Plotting code records

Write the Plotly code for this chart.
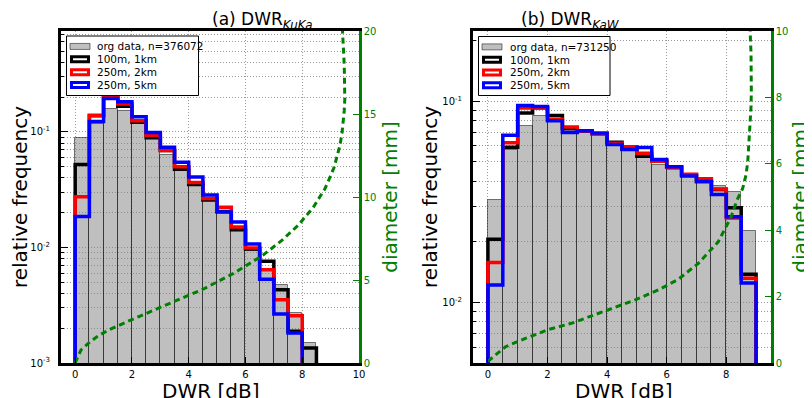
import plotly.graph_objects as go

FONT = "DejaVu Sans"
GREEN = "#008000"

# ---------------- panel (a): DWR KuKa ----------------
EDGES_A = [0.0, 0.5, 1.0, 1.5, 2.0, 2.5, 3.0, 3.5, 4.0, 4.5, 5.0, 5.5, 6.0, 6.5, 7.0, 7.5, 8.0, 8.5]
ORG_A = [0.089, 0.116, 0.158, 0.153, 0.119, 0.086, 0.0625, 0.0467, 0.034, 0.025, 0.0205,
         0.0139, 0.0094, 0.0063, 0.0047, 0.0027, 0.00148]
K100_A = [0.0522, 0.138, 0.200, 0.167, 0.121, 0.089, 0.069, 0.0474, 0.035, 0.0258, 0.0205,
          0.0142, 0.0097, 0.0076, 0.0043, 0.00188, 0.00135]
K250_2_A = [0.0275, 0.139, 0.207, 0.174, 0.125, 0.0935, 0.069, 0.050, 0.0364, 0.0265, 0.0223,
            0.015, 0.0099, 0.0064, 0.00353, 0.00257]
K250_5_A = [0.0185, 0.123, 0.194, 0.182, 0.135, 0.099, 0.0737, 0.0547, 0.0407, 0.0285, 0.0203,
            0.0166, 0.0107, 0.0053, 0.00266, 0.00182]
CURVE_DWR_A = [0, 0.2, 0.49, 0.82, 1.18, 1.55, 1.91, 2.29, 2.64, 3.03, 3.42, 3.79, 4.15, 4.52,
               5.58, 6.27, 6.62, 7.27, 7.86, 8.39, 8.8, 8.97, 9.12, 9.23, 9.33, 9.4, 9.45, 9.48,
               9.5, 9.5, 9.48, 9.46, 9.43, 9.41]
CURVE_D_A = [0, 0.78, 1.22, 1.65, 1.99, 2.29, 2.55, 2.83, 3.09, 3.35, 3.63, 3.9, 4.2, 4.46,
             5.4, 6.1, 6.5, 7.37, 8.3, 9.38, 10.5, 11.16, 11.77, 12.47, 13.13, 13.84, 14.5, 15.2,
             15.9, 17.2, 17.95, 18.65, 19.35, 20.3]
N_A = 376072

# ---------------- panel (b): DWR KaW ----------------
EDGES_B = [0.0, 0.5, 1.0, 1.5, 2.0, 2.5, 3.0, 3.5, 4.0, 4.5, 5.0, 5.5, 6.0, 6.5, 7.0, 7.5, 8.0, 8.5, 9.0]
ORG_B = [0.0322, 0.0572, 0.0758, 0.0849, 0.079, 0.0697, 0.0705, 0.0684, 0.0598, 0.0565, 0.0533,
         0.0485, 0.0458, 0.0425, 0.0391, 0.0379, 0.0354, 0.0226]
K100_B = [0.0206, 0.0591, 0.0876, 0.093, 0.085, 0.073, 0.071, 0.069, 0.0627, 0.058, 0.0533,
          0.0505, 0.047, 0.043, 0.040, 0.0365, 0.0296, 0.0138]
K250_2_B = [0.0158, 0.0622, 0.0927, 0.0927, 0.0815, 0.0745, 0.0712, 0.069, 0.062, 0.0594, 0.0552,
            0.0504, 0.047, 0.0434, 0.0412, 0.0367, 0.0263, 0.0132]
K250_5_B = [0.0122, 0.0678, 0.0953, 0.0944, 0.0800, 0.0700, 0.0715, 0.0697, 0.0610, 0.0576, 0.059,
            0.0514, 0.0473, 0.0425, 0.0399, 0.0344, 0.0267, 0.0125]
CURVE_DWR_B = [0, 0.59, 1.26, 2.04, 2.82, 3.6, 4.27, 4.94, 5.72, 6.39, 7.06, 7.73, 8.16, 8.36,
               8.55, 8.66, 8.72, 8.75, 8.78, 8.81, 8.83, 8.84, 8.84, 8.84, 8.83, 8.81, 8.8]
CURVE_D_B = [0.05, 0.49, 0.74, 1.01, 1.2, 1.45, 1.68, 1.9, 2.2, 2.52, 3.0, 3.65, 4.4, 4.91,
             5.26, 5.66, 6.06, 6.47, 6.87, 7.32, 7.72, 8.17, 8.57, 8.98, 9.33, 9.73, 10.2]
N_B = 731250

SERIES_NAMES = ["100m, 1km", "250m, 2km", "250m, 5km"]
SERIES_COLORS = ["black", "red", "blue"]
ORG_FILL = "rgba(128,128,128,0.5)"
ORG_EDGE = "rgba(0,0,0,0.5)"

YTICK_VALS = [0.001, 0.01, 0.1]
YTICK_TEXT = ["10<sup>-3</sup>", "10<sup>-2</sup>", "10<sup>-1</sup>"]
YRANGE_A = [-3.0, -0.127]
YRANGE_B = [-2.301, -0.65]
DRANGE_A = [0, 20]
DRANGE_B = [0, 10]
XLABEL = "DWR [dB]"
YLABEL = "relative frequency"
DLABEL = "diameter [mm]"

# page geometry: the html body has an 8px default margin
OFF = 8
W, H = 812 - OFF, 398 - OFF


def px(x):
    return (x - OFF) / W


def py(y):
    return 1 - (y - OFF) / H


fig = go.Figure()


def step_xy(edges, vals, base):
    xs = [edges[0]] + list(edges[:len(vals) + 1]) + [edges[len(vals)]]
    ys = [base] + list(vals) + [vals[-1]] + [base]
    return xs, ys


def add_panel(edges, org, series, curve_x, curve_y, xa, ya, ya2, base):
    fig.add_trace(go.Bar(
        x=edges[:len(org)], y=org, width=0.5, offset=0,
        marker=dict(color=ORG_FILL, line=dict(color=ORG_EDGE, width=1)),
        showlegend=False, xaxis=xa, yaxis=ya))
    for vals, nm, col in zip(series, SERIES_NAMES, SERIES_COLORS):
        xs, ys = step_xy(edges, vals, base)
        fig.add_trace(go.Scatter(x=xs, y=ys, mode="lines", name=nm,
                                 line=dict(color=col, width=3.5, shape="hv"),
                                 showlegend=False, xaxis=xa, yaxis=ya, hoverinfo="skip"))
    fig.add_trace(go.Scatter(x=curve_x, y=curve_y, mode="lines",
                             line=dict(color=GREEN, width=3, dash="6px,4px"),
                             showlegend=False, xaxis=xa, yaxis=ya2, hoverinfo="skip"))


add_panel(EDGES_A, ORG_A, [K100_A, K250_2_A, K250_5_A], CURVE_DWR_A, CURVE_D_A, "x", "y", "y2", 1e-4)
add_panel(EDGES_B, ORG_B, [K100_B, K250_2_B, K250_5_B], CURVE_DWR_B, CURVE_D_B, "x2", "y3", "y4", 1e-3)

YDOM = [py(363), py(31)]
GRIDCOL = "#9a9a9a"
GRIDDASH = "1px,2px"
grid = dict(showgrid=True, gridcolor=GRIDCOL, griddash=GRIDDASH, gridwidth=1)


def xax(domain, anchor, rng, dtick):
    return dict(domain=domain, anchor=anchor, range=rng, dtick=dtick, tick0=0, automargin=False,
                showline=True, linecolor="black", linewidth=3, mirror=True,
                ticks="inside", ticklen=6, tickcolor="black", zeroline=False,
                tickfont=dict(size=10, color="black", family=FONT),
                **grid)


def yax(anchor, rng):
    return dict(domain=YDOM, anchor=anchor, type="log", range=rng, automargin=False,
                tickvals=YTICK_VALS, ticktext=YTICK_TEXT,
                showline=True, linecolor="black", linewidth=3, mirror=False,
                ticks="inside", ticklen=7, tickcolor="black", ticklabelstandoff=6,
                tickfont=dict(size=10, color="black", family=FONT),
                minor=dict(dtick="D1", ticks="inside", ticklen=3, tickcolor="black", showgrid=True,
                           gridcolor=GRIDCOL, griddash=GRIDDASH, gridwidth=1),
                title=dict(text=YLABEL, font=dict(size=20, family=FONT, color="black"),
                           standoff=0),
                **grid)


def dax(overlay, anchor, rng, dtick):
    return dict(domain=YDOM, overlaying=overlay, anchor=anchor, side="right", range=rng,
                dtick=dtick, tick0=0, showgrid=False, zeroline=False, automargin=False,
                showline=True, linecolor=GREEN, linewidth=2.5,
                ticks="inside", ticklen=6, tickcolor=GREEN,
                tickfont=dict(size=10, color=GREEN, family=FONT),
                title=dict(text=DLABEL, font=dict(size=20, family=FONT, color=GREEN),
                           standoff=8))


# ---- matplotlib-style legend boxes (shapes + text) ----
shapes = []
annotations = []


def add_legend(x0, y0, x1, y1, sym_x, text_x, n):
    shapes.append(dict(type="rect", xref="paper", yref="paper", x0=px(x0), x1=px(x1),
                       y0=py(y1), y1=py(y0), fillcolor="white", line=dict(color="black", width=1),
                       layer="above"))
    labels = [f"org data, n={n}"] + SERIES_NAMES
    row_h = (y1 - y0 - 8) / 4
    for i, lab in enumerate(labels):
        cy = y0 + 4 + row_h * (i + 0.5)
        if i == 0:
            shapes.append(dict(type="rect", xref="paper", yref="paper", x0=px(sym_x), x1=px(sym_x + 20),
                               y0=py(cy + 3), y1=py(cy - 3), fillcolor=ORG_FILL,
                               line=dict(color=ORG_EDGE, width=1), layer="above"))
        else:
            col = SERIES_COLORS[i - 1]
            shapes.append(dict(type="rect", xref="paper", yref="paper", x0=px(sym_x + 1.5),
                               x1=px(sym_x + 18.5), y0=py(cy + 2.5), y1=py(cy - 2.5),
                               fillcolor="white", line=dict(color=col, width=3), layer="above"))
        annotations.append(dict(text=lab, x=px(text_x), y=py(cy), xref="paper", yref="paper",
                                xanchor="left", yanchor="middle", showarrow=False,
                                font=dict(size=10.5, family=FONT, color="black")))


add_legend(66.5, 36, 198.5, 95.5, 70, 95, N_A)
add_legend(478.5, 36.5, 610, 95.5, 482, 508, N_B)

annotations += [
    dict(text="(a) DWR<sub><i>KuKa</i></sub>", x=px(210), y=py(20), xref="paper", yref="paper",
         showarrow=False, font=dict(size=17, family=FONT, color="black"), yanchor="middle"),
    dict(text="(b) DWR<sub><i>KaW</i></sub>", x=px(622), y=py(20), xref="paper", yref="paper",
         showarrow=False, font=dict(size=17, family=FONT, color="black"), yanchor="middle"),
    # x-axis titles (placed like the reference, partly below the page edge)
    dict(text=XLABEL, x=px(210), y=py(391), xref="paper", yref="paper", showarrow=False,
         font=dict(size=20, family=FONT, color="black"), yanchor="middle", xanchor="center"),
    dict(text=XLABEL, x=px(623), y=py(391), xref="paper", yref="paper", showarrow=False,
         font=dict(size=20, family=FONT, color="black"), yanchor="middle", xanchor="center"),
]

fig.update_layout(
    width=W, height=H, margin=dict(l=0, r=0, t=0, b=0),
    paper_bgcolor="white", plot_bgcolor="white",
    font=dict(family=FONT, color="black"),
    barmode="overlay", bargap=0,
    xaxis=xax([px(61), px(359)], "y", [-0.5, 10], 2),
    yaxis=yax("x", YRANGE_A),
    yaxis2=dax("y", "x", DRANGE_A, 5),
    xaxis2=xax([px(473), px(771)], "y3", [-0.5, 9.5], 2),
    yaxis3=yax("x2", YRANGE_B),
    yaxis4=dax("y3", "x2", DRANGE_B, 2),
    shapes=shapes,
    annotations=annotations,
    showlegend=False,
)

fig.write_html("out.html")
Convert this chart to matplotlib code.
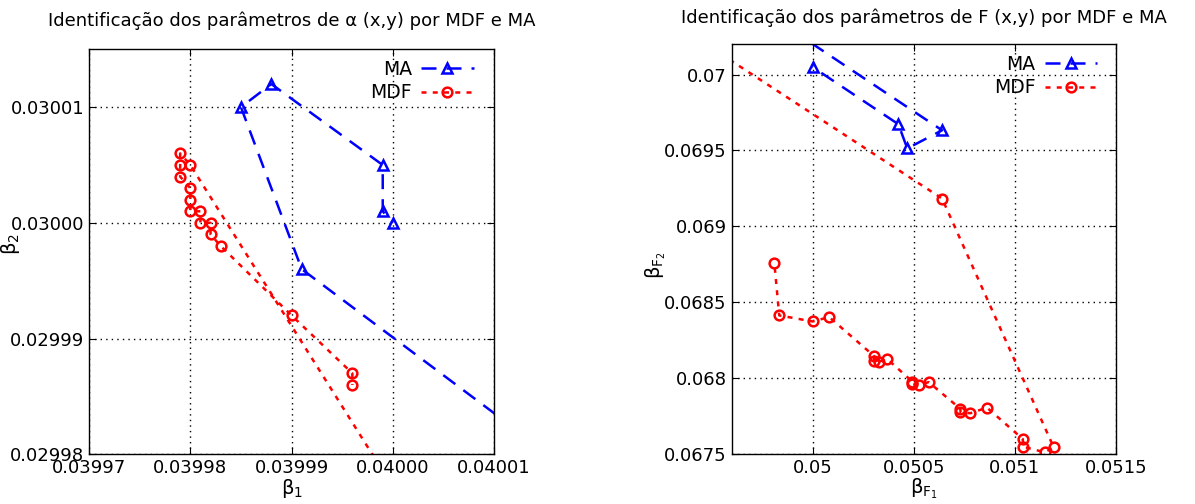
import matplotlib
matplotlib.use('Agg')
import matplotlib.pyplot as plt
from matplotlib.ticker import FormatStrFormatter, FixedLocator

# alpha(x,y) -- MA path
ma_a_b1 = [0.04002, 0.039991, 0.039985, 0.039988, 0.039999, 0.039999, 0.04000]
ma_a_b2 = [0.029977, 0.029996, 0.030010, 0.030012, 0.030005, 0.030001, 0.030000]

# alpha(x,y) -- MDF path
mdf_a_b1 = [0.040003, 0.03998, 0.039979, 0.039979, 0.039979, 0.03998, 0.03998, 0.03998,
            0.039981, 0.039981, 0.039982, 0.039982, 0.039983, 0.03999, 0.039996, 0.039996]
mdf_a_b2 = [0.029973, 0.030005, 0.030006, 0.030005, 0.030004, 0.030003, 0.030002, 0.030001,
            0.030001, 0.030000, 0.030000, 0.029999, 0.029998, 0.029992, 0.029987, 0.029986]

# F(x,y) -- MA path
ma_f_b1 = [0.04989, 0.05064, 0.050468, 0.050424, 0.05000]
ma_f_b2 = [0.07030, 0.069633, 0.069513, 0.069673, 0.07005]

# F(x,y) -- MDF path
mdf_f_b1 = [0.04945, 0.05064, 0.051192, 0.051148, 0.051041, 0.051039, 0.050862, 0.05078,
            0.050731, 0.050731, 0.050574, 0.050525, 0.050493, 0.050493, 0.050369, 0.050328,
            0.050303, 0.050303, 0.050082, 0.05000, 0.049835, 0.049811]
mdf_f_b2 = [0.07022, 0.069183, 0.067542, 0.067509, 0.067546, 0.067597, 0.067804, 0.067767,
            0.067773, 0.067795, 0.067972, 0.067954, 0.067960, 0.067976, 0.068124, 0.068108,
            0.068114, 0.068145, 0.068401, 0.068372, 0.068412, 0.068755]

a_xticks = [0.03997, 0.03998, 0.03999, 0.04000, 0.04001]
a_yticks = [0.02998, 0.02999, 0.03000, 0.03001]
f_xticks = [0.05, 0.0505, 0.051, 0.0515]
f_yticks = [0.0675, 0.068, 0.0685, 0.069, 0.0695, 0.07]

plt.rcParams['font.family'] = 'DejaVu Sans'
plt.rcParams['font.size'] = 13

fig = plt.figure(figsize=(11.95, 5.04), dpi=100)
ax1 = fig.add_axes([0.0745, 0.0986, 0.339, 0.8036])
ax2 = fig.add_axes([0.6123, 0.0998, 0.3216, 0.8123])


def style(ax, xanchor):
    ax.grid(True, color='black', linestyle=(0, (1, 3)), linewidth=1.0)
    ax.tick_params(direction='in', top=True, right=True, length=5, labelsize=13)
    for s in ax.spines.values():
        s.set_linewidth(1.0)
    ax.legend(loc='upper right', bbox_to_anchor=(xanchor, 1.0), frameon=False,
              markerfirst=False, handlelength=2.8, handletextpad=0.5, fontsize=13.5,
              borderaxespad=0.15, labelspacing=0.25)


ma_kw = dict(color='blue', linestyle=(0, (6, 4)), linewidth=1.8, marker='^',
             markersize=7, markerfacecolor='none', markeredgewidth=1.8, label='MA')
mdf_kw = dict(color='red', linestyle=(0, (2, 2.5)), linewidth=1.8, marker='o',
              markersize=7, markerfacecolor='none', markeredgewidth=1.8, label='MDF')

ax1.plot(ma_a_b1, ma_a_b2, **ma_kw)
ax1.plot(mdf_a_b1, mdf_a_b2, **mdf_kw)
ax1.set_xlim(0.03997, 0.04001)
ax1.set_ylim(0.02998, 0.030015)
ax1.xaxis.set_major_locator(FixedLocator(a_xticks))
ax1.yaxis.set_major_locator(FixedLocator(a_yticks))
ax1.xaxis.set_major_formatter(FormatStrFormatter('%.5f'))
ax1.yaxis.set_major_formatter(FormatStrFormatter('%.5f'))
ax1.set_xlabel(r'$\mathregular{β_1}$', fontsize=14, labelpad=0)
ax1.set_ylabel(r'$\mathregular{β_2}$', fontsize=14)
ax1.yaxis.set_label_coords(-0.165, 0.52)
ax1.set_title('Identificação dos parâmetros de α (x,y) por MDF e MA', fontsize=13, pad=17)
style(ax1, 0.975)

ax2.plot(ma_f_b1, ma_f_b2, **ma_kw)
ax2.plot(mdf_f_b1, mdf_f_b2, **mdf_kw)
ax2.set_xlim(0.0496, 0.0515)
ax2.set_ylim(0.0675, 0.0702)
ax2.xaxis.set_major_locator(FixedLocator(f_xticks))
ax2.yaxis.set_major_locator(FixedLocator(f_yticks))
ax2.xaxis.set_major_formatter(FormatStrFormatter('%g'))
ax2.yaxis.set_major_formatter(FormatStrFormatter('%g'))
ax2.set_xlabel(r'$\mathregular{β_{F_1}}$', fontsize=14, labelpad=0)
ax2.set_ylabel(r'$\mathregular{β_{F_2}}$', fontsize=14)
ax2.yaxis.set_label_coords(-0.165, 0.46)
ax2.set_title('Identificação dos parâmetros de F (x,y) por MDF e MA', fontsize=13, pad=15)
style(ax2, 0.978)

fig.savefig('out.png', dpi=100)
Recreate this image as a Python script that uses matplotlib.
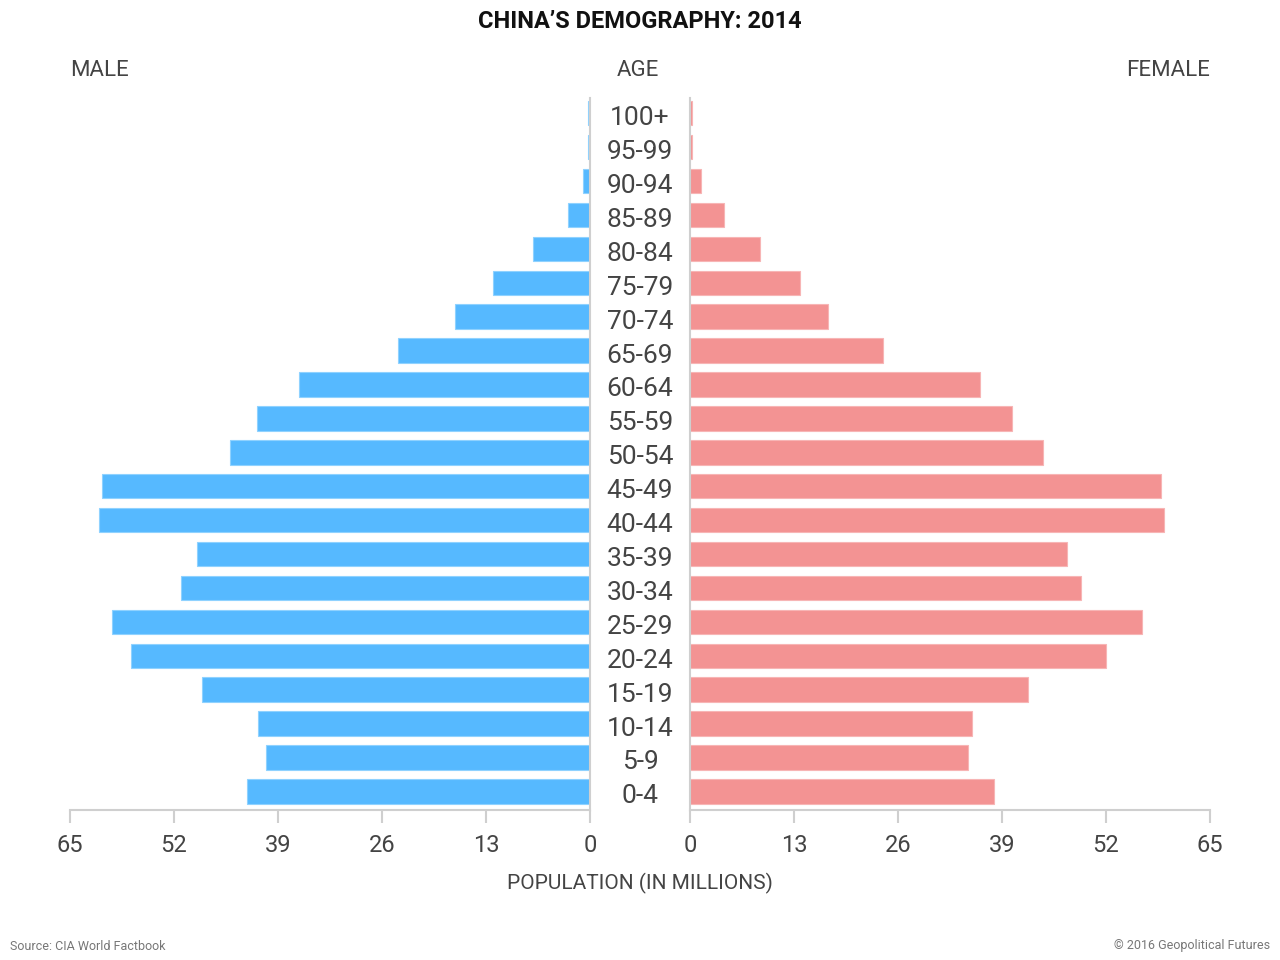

WRITTEN REQUEST. Take the stretch from the line containing "Convert this chart to matplotlib code." through the line containing "plt.rcParams['font.size'] = 13" and reproduce it exactly, both ends included. Omit the pictures.

THE RESPONSE.
Convert this chart to matplotlib code.
import matplotlib
matplotlib.use('Agg')
import matplotlib.pyplot as plt
from matplotlib.ticker import FormatStrFormatter, FixedLocator

# alpha(x,y) -- MA path
ma_a_b1 = [0.04002, 0.039991, 0.039985, 0.039988, 0.039999, 0.039999, 0.04000]
ma_a_b2 = [0.029977, 0.029996, 0.030010, 0.030012, 0.030005, 0.030001, 0.030000]

# alpha(x,y) -- MDF path
mdf_a_b1 = [0.040003, 0.03998, 0.039979, 0.039979, 0.039979, 0.03998, 0.03998, 0.03998,
            0.039981, 0.039981, 0.039982, 0.039982, 0.039983, 0.03999, 0.039996, 0.039996]
mdf_a_b2 = [0.029973, 0.030005, 0.030006, 0.030005, 0.030004, 0.030003, 0.030002, 0.030001,
            0.030001, 0.030000, 0.030000, 0.029999, 0.029998, 0.029992, 0.029987, 0.029986]

# F(x,y) -- MA path
ma_f_b1 = [0.04989, 0.05064, 0.050468, 0.050424, 0.05000]
ma_f_b2 = [0.07030, 0.069633, 0.069513, 0.069673, 0.07005]

# F(x,y) -- MDF path
mdf_f_b1 = [0.04945, 0.05064, 0.051192, 0.051148, 0.051041, 0.051039, 0.050862, 0.05078,
            0.050731, 0.050731, 0.050574, 0.050525, 0.050493, 0.050493, 0.050369, 0.050328,
            0.050303, 0.050303, 0.050082, 0.05000, 0.049835, 0.049811]
mdf_f_b2 = [0.07022, 0.069183, 0.067542, 0.067509, 0.067546, 0.067597, 0.067804, 0.067767,
            0.067773, 0.067795, 0.067972, 0.067954, 0.067960, 0.067976, 0.068124, 0.068108,
            0.068114, 0.068145, 0.068401, 0.068372, 0.068412, 0.068755]

a_xticks = [0.03997, 0.03998, 0.03999, 0.04000, 0.04001]
a_yticks = [0.02998, 0.02999, 0.03000, 0.03001]
f_xticks = [0.05, 0.0505, 0.051, 0.0515]
f_yticks = [0.0675, 0.068, 0.0685, 0.069, 0.0695, 0.07]

plt.rcParams['font.family'] = 'DejaVu Sans'
plt.rcParams['font.size'] = 13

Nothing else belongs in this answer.